Während diese Seite die finsterste der Geschichte ist, ist die
andere eine der glanzvollsten. Sie repräsentiert die reine
Wahrheit: Hingabe, Begeisterung, Geduld und
Einwilligungsbereitschaft. Die Helden dieser Seite sind Imam
Hussain (a.s.), seine Brüder, seine Kinder, seine Neffen,
seine Freunde. Vergleicht man die Schönheit dieser Seite mit
der Häßlichkeit jener anderen, so läßt sich klar die
Überlegenheit der Ersteren erkennen. Diejenigen, die die
Geschichte von Aschura vortragen, pflegen jedoch den Zuhörern
immer seine finstere Seite darzustellen. Man kommt fast dazu
zu sagen, es gäbe im Prinzip gar keine weiße Seite. Es wird so
getan, als wären Imam Hussein (a.s.) und seine Kameraden nur
zugrunde gegangen, als wären sie nur unterdrückt worden und
hätten keinerlei Heldentum erlangt.
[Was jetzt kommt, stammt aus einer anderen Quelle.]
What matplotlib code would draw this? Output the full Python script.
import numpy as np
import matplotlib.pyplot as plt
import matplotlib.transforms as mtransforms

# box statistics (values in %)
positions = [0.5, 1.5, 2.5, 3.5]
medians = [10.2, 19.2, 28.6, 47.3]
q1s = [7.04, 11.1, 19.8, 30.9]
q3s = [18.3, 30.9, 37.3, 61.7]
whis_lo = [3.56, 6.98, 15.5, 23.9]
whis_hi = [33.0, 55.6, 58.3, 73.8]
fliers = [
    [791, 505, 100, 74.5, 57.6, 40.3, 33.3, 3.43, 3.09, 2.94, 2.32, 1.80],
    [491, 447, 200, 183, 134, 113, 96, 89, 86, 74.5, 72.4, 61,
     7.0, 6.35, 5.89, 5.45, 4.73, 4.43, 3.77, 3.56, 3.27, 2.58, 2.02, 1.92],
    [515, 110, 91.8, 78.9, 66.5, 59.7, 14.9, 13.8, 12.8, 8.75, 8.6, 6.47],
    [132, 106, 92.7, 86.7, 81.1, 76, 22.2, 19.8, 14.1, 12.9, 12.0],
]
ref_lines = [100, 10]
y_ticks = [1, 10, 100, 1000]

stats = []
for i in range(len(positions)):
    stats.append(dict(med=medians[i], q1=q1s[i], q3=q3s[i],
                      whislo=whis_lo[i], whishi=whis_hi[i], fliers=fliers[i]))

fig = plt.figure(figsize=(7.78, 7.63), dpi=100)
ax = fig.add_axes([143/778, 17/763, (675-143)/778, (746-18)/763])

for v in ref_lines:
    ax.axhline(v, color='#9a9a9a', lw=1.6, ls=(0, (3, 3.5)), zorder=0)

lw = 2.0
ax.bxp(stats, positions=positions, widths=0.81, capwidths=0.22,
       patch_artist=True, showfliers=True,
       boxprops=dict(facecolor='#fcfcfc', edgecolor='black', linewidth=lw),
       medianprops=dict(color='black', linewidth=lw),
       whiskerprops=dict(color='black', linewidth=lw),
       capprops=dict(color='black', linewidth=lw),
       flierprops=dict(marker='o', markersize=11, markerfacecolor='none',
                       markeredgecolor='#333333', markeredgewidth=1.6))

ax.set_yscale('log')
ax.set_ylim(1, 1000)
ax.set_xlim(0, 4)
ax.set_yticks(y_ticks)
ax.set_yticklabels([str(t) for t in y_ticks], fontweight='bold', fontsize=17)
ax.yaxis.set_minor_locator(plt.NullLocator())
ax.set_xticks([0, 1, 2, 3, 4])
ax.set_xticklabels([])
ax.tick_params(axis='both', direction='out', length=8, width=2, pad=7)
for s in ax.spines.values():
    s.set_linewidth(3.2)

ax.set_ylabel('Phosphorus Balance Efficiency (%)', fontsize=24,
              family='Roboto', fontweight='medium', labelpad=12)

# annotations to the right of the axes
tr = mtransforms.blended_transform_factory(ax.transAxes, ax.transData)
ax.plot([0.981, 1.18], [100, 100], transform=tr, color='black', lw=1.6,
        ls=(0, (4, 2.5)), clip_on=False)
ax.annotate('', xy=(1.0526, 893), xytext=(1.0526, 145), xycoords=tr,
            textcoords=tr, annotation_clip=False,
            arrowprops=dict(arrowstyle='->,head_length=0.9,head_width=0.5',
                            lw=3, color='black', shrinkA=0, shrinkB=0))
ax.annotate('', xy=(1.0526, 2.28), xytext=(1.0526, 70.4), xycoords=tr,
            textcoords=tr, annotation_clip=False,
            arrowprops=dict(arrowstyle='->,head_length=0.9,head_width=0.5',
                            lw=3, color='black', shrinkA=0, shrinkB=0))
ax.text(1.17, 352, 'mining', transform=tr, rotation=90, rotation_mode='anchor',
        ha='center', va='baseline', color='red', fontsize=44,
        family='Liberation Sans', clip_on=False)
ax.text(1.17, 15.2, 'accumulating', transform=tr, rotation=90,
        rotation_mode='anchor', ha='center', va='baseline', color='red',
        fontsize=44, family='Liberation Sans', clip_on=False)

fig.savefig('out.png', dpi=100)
Obwohl, wie ich sagte,
diese Geschichte zwei Aspekte hat und ihr schöner Aspekt
wesentlich bemerkenswerter ist als ihr häßlicher.
Diese Kritik ist jener ähnlich, die man
den materialistischen Historikern vorhalten könnte, die nur
von den dunklen Seiten der Geschichte zu berichten versuchen.
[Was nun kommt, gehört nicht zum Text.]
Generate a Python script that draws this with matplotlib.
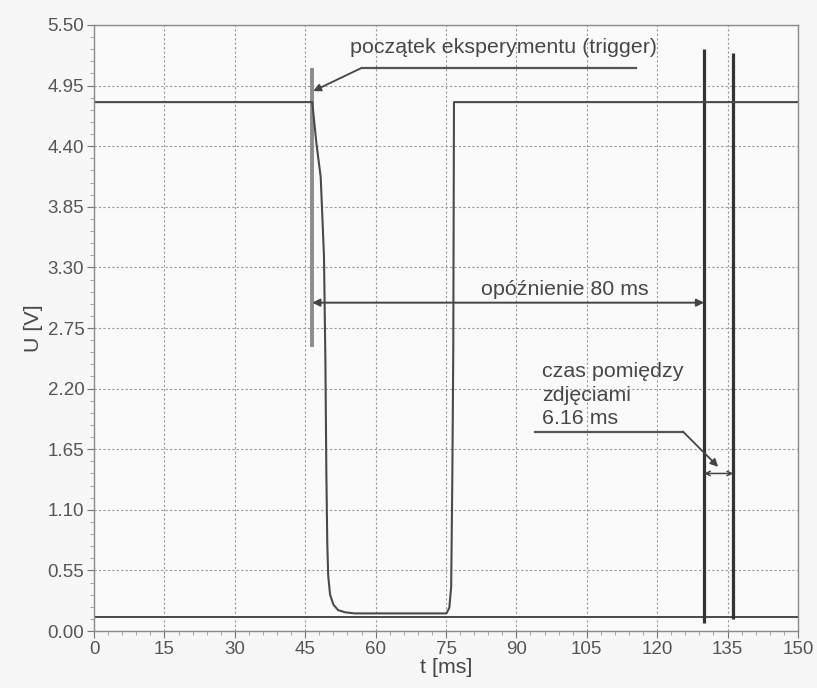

Denn von ihren Schönheiten zu sprechen, ist nicht im Interesse
ihrer Philosophie. Zeigten sie die Schönheiten der Geschichte
auf, würde der historische Materialismus ad absurdum geführt.
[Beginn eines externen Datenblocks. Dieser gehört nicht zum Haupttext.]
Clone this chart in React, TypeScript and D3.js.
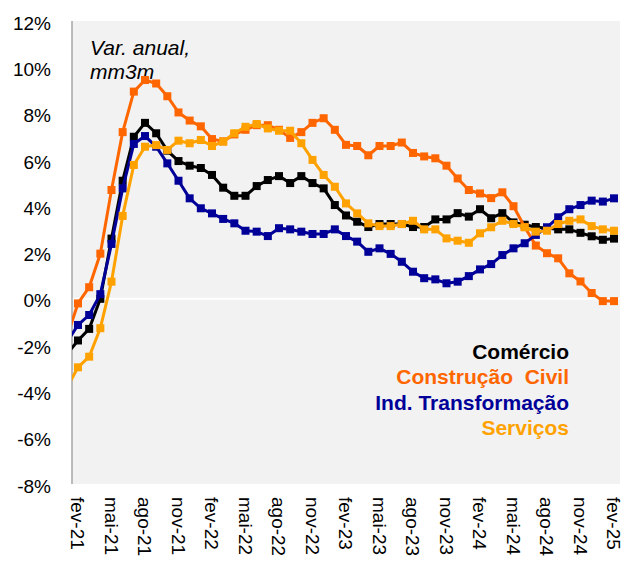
import React from "react";
import * as d3 from "d3";

// monthly, index 0 (jan-21) only feeds the clipped segment at the left edge
const months = [
  "jan-21", "fev-21", "mar-21", "abr-21", "mai-21", "jun-21", "jul-21", "ago-21", "set-21", "out-21", "nov-21", "dez-21",
  "jan-22", "fev-22", "mar-22", "abr-22", "mai-22", "jun-22", "jul-22", "ago-22", "set-22", "out-22", "nov-22", "dez-22",
  "jan-23", "fev-23", "mar-23", "abr-23", "mai-23", "jun-23", "jul-23", "ago-23", "set-23", "out-23", "nov-23", "dez-23",
  "jan-24", "fev-24", "mar-24", "abr-24", "mai-24", "jun-24", "jul-24", "ago-24", "set-24", "out-24", "nov-24", "dez-24",
  "jan-25", "fev-25",
];

const tickLabels = [
  "fev-21", "mai-21", "ago-21", "nov-21", "fev-22", "mai-22", "ago-22", "nov-22",
  "fev-23", "mai-23", "ago-23", "nov-23", "fev-24", "mai-24", "ago-24", "nov-24", "fev-25",
];

const yTicks = [-8, -6, -4, -2, 0, 2, 4, 6, 8, 10, 12];

const comercio = [
  -2.4, -1.8, -1.3, 0.0, 2.6, 5.1, 7.0, 7.6, 7.15, 6.4, 5.95, 5.75,
  5.65, 5.35, 4.8, 4.45, 4.45, 4.87, 5.13, 5.3, 5.0, 5.3, 5.0, 4.77,
  4.05, 3.6, 3.33, 3.1, 3.23, 3.23, 3.23, 3.1, 3.1, 3.43, 3.43, 3.7,
  3.55, 3.87, 3.48, 3.7, 3.3, 3.2, 3.1, 3.05, 3.0, 3.0, 2.85, 2.7,
  2.55, 2.6,
];

const construcao = [
  -1.65, -0.2, 0.5, 1.95, 4.7, 7.2, 8.95, 9.45, 9.3, 8.75, 8.05, 7.7,
  7.45, 6.9, 6.8, 7.1, 7.3, 7.5, 7.5, 7.3, 6.95, 7.2, 7.6, 7.8,
  7.3, 6.65, 6.6, 6.2, 6.6, 6.6, 6.75, 6.3, 6.15, 6.07, 5.75, 5.2,
  4.7, 4.55, 4.35, 4.6, 4.0, 3.1, 2.3, 1.97, 1.75, 1.1, 0.75, 0.25,
  -0.1, -0.1,
];

const transformacao = [
  -1.87, -1.13, -0.7, 0.2, 2.37, 4.77, 6.69, 7.03, 6.57, 5.85, 5.1, 4.34,
  3.91, 3.69, 3.45, 3.26, 2.94, 2.9, 2.71, 3.05, 3.0, 2.9, 2.8, 2.8,
  3.0, 2.71, 2.47, 2.03, 2.18, 1.94, 1.6, 1.17, 0.89, 0.84, 0.67, 0.74,
  0.98, 1.27, 1.5, 1.89, 2.18, 2.4, 2.76, 3.09, 3.52, 3.87, 4.05, 4.24,
  4.2, 4.34,
];

const servicos = [
  -3.85, -2.96, -2.5, -1.27, 0.74, 3.58, 5.78, 6.57, 6.64, 6.43, 6.83, 6.72,
  6.86, 6.6, 6.79, 7.15, 7.43, 7.55, 7.36, 7.26, 7.26, 6.72, 6.0, 5.35,
  4.84, 4.12, 3.69, 3.26, 3.14, 3.14, 3.23, 3.37, 3.0, 3.0, 2.61, 2.51,
  2.42, 2.83, 3.09, 3.37, 3.23, 3.09, 2.9, 2.94, 3.23, 3.37, 3.43, 3.14,
  3.0, 2.94,
];

const series = [
  { name: "Comércio", values: comercio, color: "#000000" },
  { name: "Construção  Civil", values: construcao, color: "#ff6600" },
  { name: "Ind. Transformação", values: transformacao, color: "#000099" },
  { name: "Serviços", values: servicos, color: "#ffa200" },
];

const W = 629;
const H = 563;
const plot = { left: 72, right: 620, top: 21, bottom: 484 };
const font = "Arial, 'Liberation Sans', sans-serif";

export default function App() {
  // fev-21 sits at index 1, fev-25 at index 49
  const x = d3.scaleLinear().domain([1, months.length - 1]).range([78, 614]);
  const y = d3.scaleLinear().domain([-8, 12]).range([plot.bottom, plot.top]);

  const line = d3
    .line<number>()
    .x((_, i) => x(i))
    .y((d) => y(d));

  const marker = 8;

  return (
    <svg
      width={W}
      height={H}
      style={{ position: "absolute", left: 0, top: 0, background: "white" }}
      fontFamily={font}
    >
      <defs>
        <clipPath id="plot-clip">
          <rect
            x={plot.left}
            y={plot.top - 6}
            width={plot.right - plot.left + 6}
            height={plot.bottom - plot.top + 6}
          />
        </clipPath>
      </defs>

      {/* plot background */}
      <rect
        x={plot.left}
        y={plot.top}
        width={plot.right - plot.left}
        height={plot.bottom - plot.top}
        fill="#f2f2f2"
      />

      {/* zero line */}
      <line
        x1={plot.left}
        x2={plot.right}
        y1={y(0)}
        y2={y(0)}
        stroke="white"
        strokeWidth={2}
      />

      {/* y axis */}
      <line
        x1={plot.left}
        x2={plot.left}
        y1={plot.top}
        y2={plot.bottom}
        stroke="#a6a6a6"
        strokeWidth={1.5}
      />
      {yTicks.map((t) => (
        <text
          key={t}
          x={51}
          y={y(t) + 2}
          dy="0.35em"
          textAnchor="end"
          fontSize={19}
          fill="#000"
        >
          {t}%
        </text>
      ))}

      {/* x labels */}
      {tickLabels.map((lab) => {
        const i = months.indexOf(lab);
        return (
          <text
            key={lab}
            transform={`translate(${x(i)},497) rotate(90)`}
            dy="0.35em"
            textAnchor="start"
            fontSize={19}
            fill="#000"
          >
            {lab}
          </text>
        );
      })}

      {/* note, under the lines */}
      <text x={90} y={55} fontSize={21} fontStyle="italic" fill="#000">
        Var. anual,
      </text>
      <text x={90} y={79} fontSize={21} fontStyle="italic" fill="#000">
        mm3m
      </text>

      {/* series */}
      <g clipPath="url(#plot-clip)">
        {series.map((s) => (
          <g key={s.name}>
            <path
              d={line(s.values) || ""}
              fill="none"
              stroke={s.color}
              strokeWidth={3}
              strokeLinejoin="round"
            />
            {s.values.map((v, i) =>
              i === 0 ? null : (
                <rect
                  key={i}
                  x={x(i) - marker / 2}
                  y={y(v) - marker / 2}
                  width={marker}
                  height={marker}
                  fill={s.color}
                />
              )
            )}
          </g>
        ))}
      </g>

      {/* legend */}
      {series.map((s, k) => (
        <text
          key={s.name}
          x={569}
          y={359 + k * 25.3}
          textAnchor="end"
          fontSize={21}
          fontWeight="bold"
          fill={s.color}
          style={{ whiteSpace: "pre" }}
        >
          {s.name}
        </text>
      ))}
    </svg>
  );
}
Denn sie sagen, seit das Privateigentum auf der Bildfläche der
Geschichte erschienen ist, haben die Menschen ihre
menschlichen Seite vollkommen vergessen, und, wie Marx
vorgibt, der Mensch sei entfremdet und in Umwandlung
begriffen. Sowohl Ausbeuter als auch Ausgebeuteter sei von
sich selbst entfremdet. Nur in der Zeit, als der Urkommunismus
herrschte, sei der Mensch ein echt menschliches Wesen gewesen;
und am Tag, an dem er den Zustand des Endkommunismus erlangt
haben würde, würde er wieder zum "menschlichen Wesen".
Zwischen diesen beiden Perioden verlasse der Mensch die
Menschlichkeit, und seine Geschichte weise daher keinen
einzigen strahlenden Moment mehr auf. Was ist nun zu tun? Es
muß abgewartet werden, bis der Wagen, der uns durch die
Geschichte fährt, alle auf dem Wege liegenden vorgeschriebenen
Stationen passiert hat und die Endstation erreicht. Diese
korrespondiert mit dem Zeitpunkt, an dem die Produktionsmittel
den Sozialismus und den Kommunismus fordern. Denn im Bezug auf
das In-Erscheinung-Treten des Sozialismus, begleitet von
Wahrheit und Gerechtigkeit, spielt der Mensch keine Rolle, er
kann es nicht beschleunigen oder verzögern. Der Sozialismus
muß spontan und natürlich seine Fortschritte nehmen, bis er im
vorgesehenen Augenblick in Erscheinung tritt.